Gara-gara Data Profil 500.000 Penggunanya bocor, Google Putuskan Tutup Google+
"Pengguna memiliki hak untuk diberitahu jika informasinya dapat dikompromikan," kata Jacob Lehmann
Editor:
Choirul Arifin
TRIBUNNEWS.COM, JAKARTA - Google Alphabet Inc akan menutup versi konsumen jejaring sosial Google+ yang gagal dan memperketat kebijakan berbagi data, setelah pada hari Senin mereka mengumumkan data profil pribadi dari sekitar 500.000 pengguna mungkin telah dicomot ratusan pengembang eksternal.
Masalah ini ini sebetulnya ditemukan pada bulan Maret dan dan diatasi, sebagai bagian review tentang bagaimana Google berbagi data dengan aplikasi lain.
Google mengakui hal itu dalam sebuah postingan blog, seraya menekankan bahwa tidak ada pengembang eskternal yang telah mengeksploitasi kerentanan atau adanya data yang disalahgunakan.
Setelah pengumuman itu, saham induk Google, Alphabet, langsung ditutup anjlok 1% ke US$ 1155,92 per saham.
Seperti dikutip Reuters, The Wall Street Journal sebelumnya melaporkan bahwa Google memilih tidak mengungkapkan masalah keamanan karena kekhawatiran terhadap regulasi, mengutip sumber tanpa nama dan memo yang disiapkan oleh staf hukum dan kebijakan Google untuk eksekutif senior.

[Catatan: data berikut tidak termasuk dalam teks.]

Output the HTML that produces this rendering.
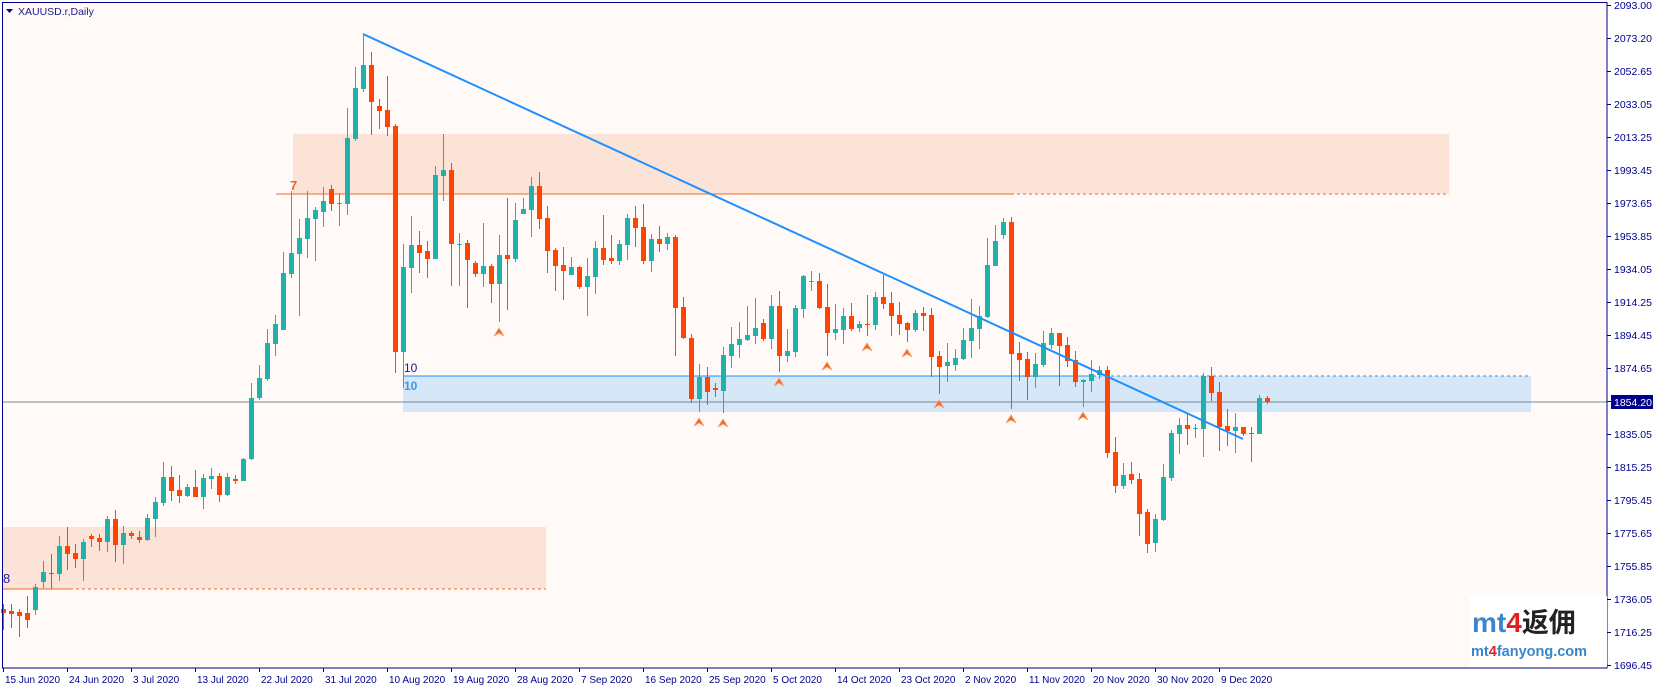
<!DOCTYPE html>
<html><head><meta charset="utf-8"><style>
html,body{margin:0;padding:0;background:#fff;}
svg{display:block;font-family:"Liberation Sans",sans-serif;}
</style></head><body>
<svg id="c" width="1653" height="689" xmlns="http://www.w3.org/2000/svg">
<rect x="0" y="0" width="1653" height="689" fill="#ffffff"/>
<rect x="2" y="2" width="1605" height="666" fill="#fffaf8"/>
<!-- upper orange zone -->
<rect x="293" y="134" width="1156" height="60" fill="#fbe3d8"/>
<line x1="276" y1="194" x2="1011" y2="194" stroke="#f4661f" stroke-width="1"/>
<line x1="1011" y1="194" x2="1449" y2="194" stroke="#f4661f" stroke-width="1" stroke-dasharray="3,3"/>
<!-- lower orange zone -->
<rect x="2" y="527" width="544" height="62" fill="#fbe3d8"/>
<line x1="2" y1="589" x2="70" y2="589" stroke="#f4661f"/>
<line x1="70" y1="589" x2="546" y2="589" stroke="#f4661f" stroke-dasharray="3,3"/>
<!-- blue zone -->
<rect x="403" y="376" width="1128" height="36" fill="#d6e8f7"/>
<line x1="403" y1="376" x2="1087" y2="376" stroke="#1e90ff"/>
<line x1="1087" y1="376" x2="1531" y2="376" stroke="#1e90ff" stroke-dasharray="3,3"/>
<!-- price line -->
<line x1="2" y1="402" x2="1607" y2="402" stroke="#778899" stroke-width="1"/>
<g id="candles"></g>
<!-- trend line -->
<line x1="363" y1="34" x2="1243" y2="439" stroke="#1e90ff" stroke-width="2"/>
<g id="arrows"></g>
<text x="3" y="583" font-size="13" fill="#2020a0">8</text>
<text x="290" y="190" font-size="13" fill="#f4661f" font-weight="bold">7</text>
<text x="404" y="372" font-size="12" fill="#1a1a8c">10</text>
<text x="404" y="390" font-size="12" fill="#3b9ae0" font-weight="bold">10</text>
<!-- frame -->
<rect x="2.5" y="2.5" width="1604.5" height="665.5" fill="none" stroke="#00008b" stroke-width="1"/>
<polygon points="6,9 13,9 9.5,13" fill="#00008b"/>
<text x="18" y="15" font-size="10.5" fill="#1a1a8c">XAUUSD.r,Daily</text>
<g id="axis" font-size="10.5" fill="#00008b"></g>
<!-- logo -->
<rect x="1469" y="596" width="138" height="71" fill="#ffffff"/>
<text x="1472" y="632" font-size="28" font-weight="bold" fill="#3a86c8" font-family="Liberation Sans,sans-serif">mt<tspan fill="#e02020">4</tspan><tspan fill="#222" font-family="Noto Sans CJK SC,sans-serif" font-size="27">返佣</tspan></text>
<text x="1471" y="656" font-size="14.5" font-weight="bold" fill="#3a86c8">mt<tspan fill="#e02020">4</tspan>fanyong.com</text>
<rect x="1611" y="395" width="42" height="14" fill="#00008b"/>
<text x="1614" y="406" font-size="10.5" fill="#ffffff">1854.20</text>
</svg>
<script>
var NS="http://www.w3.org/2000/svg";
var D=`3 r 609 613 604 630
11 r 611 614 604 628
19 r 612 616 609 637
27 r 613 620 596 628
35 t 587 610 584 615
43 t 572 582 561 588
51 r 573 574 554 589
59 t 546 574 536 581
67 r 546 554 527 570
75 r 553 559 544 568
83 t 542 559 539 581
91 r 536 539 534 547
99 r 538 542 534 551
107 t 519 542 516 552
115 r 519 545 510 562
123 t 533 545 526 564
131 r 533 536 531 539
139 r 537 540 531 543
147 t 518 540 514 541
155 t 502 519 497 537
163 t 477 503 462 506
171 r 477 491 466 501
179 r 490 496 475 503
187 t 487 496 484 497
195 r 487 497 470 497
203 t 478 497 474 509
211 t 476 479 468 489
219 r 476 495 473 502
227 t 477 495 473 496
235 r 479 481 475 484
243 t 459 481 458 481
251 t 398 459 383 460
259 t 378 398 365 400
267 t 343 379 329 381
275 t 324 344 315 356
283 t 273 330 252 330
291 t 253 274 191 278
299 t 238 254 219 316
307 t 218 239 191 258
315 t 210 219 207 261
323 t 201 212 187 227
331 r 189 204 185 211
339 t 203 204 193 226
347 t 138 204 108 215
355 t 88 139 67 141
363 t 65 89 35 92
371 r 65 102 52 135
379 r 106 111 99 129
387 r 110 127 76 136
395 r 126 352 124 373
403 t 267 352 244 388
411 t 245 268 216 293
419 r 245 253 231 273
427 r 251 259 241 278
435 t 175 259 166 259
443 t 170 176 134 201
451 r 170 244 163 286
459 t 244 245 233 286
467 r 243 260 240 308
475 r 263 274 261 277
483 t 266 274 223 287
491 r 266 284 264 303
499 t 255 284 235 322
507 r 255 259 198 310
515 t 220 259 203 262
523 t 209 214 198 214
531 t 186 210 177 237
539 r 186 219 172 229
547 r 218 251 206 273
555 r 250 266 248 291
563 r 265 271 247 300
571 t 267 275 257 275
579 r 267 287 266 289
587 t 276 287 258 316
595 t 248 277 241 294
603 r 248 260 215 265
611 r 258 261 235 264
619 t 244 261 240 265
627 t 218 245 214 260
635 r 218 228 206 247
643 r 227 261 204 264
651 t 239 261 234 272
659 r 239 244 226 252
667 t 237 244 233 250
675 r 237 308 235 356
683 r 307 338 297 339
691 r 338 399 334 403
699 t 377 399 364 412
707 r 377 392 367 405
715 r 388 390 383 397
723 t 355 391 347 413
731 t 344 356 327 368
739 t 339 345 322 358
747 t 335 340 306 341
755 t 328 336 298 344
763 r 323 339 319 341
771 t 306 339 295 349
779 r 306 356 291 372
787 t 351 356 329 362
795 t 308 352 305 357
803 t 276 309 275 318
811 t 281 282 271 291
819 r 281 308 273 309
827 r 307 333 284 356
835 t 329 333 304 340
843 t 316 330 308 344
851 r 316 329 303 331
859 t 324 328 321 332
867 r 324 325 295 336
875 t 297 325 292 330
883 r 297 304 275 309
891 r 303 316 292 336
899 r 315 324 302 335
907 r 323 330 322 342
915 t 313 330 310 332
923 r 313 316 307 331
931 r 315 357 308 377
939 r 356 367 351 394
947 t 362 366 343 382
955 t 358 365 349 371
963 t 340 359 328 360
971 t 328 341 299 358
979 t 316 329 306 349
987 t 265 317 238 318
995 t 241 266 225 266
1003 t 222 235 218 239
1011 r 222 354 217 409
1019 r 353 360 342 381
1027 r 359 377 352 400
1035 t 364 377 353 388
1043 t 343 365 331 367
1051 t 333 345 328 349
1059 r 333 346 333 386
1067 r 345 361 337 367
1075 r 360 382 351 387
1083 t 380 382 379 407
1091 t 374 381 360 392
1099 t 370 375 366 379
1107 r 370 453 366 458
1115 r 452 486 437 493
1123 t 475 486 463 489
1131 r 474 480 462 484
1139 r 479 514 473 536
1147 r 512 544 509 553
1155 t 519 543 514 552
1163 t 477 520 464 521
1171 t 433 478 430 481
1179 t 425 434 418 454
1187 r 425 429 414 445
1195 t 428 429 424 438
1203 t 376 429 373 457
1211 r 376 393 367 401
1219 r 392 427 382 451
1227 r 426 431 409 446
1235 t 427 431 413 453
1243 r 427 434 427 436
1251 r 433 434 427 462
1259 t 398 434 395 434
1267 r 398 402 396 404`;
var g=document.getElementById("candles"),h="";
D.split("\n").forEach(function(l){var p=l.trim().split(/\s+/);var x=+p[0],c=p[1]=="t"?"#20b2aa":"#ff4500",a=+p[2],b=+p[3],hi=+p[4],lo=+p[5];
h+='<rect x="'+x+'" y="'+hi+'" width="1" height="'+Math.max(1,lo-hi)+'" fill="'+c+'"/>';
h+='<rect x="'+(x-2)+'" y="'+a+'" width="5" height="'+Math.max(1,b-a)+'" fill="'+c+'"/>';});
g.innerHTML=h;
var A=[[499,328],[699,418],[723,419],[779,378],[827,362],[867,343],[907,349],[939,400],[1011,415],[1083,412]],ah="";
A.forEach(function(q){var x=q[0],y=q[1];ah+='<polygon points="'+x+','+y+' '+(x+5)+','+(y+8)+' '+x+','+(y+5)+' '+(x-5)+','+(y+8)+'" fill="#f4661f" stroke="#f8a070" stroke-width="0.8"/>';});
document.getElementById("arrows").innerHTML=ah;
var L=["2093.00","2073.20","2052.65","2033.05","2013.25","1993.45","1973.65","1953.85","1934.05","1914.25","1894.45","1874.65","","1835.05","1815.25","1795.45","1775.65","1755.85","1736.05","1716.25","1696.45"],xh="";
L.forEach(function(t,i){var y=5+33*i;xh+='<rect x="1607" y="'+y+'" width="4" height="1"/>';if(t)xh+='<text x="1614" y="'+(y+4)+'">'+t+'</text>';});
var T=["15 Jun 2020","24 Jun 2020","3 Jul 2020","13 Jul 2020","22 Jul 2020","31 Jul 2020","10 Aug 2020","19 Aug 2020","28 Aug 2020","7 Sep 2020","16 Sep 2020","25 Sep 2020","5 Oct 2020","14 Oct 2020","23 Oct 2020","2 Nov 2020","11 Nov 2020","20 Nov 2020","30 Nov 2020","9 Dec 2020"];
T.forEach(function(t,i){var x=3+64*i;xh+='<rect x="'+x+'" y="668" width="1" height="4"/><text x="'+(x+2)+'" y="683" font-size="10">'+t+'</text>';});
document.getElementById("axis").innerHTML=xh;
</script>
</body></html>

Baca: Petugas Gunakan Anak Ayam untuk Pancing Buaya yang Terlihat di Kali Anak Ciliwung Agar Keluar
Google khawatir pengungkapan masalah ini akan mengundang perbandingan dengan kebocoran informasi pengguna Facebook Inc ke perusahaan data Cambridge Analytica, tulis Wall Street Journal. Chief Executive Sundar Pichai telah diberitahu tentang masalah ini. Google menolak berkomentar di luar posting blognya.
Google beralasan, tidak satu pun ambang batas yang diperlukan untuk mengungkapkan kebocoran terpenuhi setelah mereka meninjau jenis data yang bocor, baik untuk mengidentifikasi pengguna yang datanya tercomot, menetapkan bukti penyalahgunaan, apakah ada tindakan yang dilakukan pengembang eksternal, atau apakah pengguna perlu mengambil tindakan melindungi diri.
Pakar keamanan dan privasi dan analis keuangan mempertanyakan keputusan tersebut.
"Pengguna memiliki hak untuk diberitahu jika informasinya dapat dikompromikan," kata Jacob Lehmann, direktur pelaksana di perusahaan hukum Friedman CyZen.
"Ini adalah hasil langsung dari pengawasan yang ditangani Facebook terkait dengan skandal Cambridge Analytica."
Google+ diluncurkan pada tahun 2011 saat raksasa periklanan ini semakin peduli bersaing dengan Facebook, yang dapat menunjukkan iklan kepada pengguna berdasarkan data yang telah mereka bagikan tentang teman, suka, dan aktivitas online mereka.
Google+ menyalin Facebook dengan pembaruan status dan umpan berita yang memungkinkan orang mengatur grup teman mereka sendiri ke dalam apa yang disebut "lingkaran."
Tetapi Google+ dan eksperimen perusahaan media sosial lain masih harus berjuang memenangkan hati pengguna karena fitur mereka rumit.
Facebook memperkenalkan fitur yang memungkinkan pengguna menghubungkan akun mereka dengan profil mereka di kencan, musik, dan aplikasi lainnya. Google membuntutinya dengan membiarkan pengembang luar mengakses beberapa data Google+ dengan izin pengguna.
Nah, bug itu terungkap pada hari Senin, dalam sebuah pembaruan perangkat lunak, yang memaparkan data pribadi termasuk nama, alamat email, pekerjaan, jenis kelamin dan usia, kata Google.